Material:
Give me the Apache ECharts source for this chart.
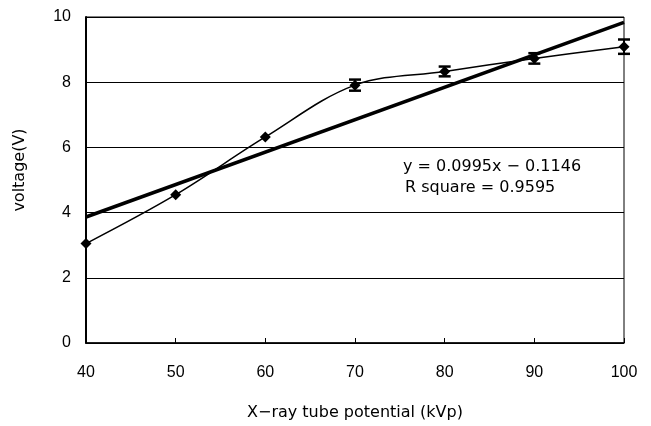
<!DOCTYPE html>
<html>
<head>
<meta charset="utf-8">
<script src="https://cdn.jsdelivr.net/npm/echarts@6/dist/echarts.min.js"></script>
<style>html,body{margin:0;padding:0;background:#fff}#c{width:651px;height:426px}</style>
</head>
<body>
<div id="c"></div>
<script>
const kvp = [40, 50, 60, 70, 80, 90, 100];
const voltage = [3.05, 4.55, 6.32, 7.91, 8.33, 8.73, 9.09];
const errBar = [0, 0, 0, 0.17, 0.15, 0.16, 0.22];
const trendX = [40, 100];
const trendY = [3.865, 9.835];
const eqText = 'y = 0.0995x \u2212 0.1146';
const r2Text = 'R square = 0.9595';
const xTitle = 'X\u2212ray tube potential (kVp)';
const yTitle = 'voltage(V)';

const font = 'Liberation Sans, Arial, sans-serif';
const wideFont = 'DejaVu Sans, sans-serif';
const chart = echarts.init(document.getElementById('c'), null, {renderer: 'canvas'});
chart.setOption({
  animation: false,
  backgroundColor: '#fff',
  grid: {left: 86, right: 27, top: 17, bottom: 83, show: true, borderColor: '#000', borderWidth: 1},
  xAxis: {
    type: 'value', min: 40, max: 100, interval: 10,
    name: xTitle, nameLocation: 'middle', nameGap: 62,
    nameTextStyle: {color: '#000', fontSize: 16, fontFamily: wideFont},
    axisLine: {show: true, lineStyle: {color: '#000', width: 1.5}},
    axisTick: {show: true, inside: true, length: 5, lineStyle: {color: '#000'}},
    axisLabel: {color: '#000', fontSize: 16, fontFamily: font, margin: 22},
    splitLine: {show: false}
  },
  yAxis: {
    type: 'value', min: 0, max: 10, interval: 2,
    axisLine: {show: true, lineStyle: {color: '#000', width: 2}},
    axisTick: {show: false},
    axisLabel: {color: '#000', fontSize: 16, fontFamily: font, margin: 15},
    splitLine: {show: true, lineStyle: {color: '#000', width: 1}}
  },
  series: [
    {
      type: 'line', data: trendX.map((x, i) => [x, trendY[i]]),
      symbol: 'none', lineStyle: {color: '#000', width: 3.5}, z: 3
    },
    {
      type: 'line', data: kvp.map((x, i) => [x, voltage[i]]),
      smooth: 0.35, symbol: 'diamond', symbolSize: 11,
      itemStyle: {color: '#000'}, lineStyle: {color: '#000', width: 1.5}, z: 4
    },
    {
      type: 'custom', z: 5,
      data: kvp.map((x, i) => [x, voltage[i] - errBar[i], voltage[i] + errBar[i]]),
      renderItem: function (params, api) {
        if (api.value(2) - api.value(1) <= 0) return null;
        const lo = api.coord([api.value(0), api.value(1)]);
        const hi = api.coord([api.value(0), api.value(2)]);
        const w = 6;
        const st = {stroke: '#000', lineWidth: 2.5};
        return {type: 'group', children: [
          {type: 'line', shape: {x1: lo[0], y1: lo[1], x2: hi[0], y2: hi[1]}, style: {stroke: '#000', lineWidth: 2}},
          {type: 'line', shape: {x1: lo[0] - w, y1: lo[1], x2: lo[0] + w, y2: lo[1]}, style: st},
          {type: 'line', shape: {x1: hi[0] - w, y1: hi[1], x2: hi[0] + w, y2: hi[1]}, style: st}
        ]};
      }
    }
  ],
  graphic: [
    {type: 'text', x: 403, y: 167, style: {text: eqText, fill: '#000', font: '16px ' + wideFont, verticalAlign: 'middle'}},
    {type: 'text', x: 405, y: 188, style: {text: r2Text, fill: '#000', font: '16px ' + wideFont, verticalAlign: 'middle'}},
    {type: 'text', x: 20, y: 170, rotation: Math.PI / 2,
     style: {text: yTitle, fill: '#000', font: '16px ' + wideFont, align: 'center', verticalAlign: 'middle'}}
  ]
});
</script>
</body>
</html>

Given request:
Take the lines from the start of the material to the line with "const yTitle = 'voltage(V)';", both included, and transcribe them exactly without the pictures.

Solved exercise:
Give me the Apache ECharts source for this chart.
<!DOCTYPE html>
<html>
<head>
<meta charset="utf-8">
<script src="https://cdn.jsdelivr.net/npm/echarts@6/dist/echarts.min.js"></script>
<style>html,body{margin:0;padding:0;background:#fff}#c{width:651px;height:426px}</style>
</head>
<body>
<div id="c"></div>
<script>
const kvp = [40, 50, 60, 70, 80, 90, 100];
const voltage = [3.05, 4.55, 6.32, 7.91, 8.33, 8.73, 9.09];
const errBar = [0, 0, 0, 0.17, 0.15, 0.16, 0.22];
const trendX = [40, 100];
const trendY = [3.865, 9.835];
const eqText = 'y = 0.0995x \u2212 0.1146';
const r2Text = 'R square = 0.9595';
const xTitle = 'X\u2212ray tube potential (kVp)';
const yTitle = 'voltage(V)';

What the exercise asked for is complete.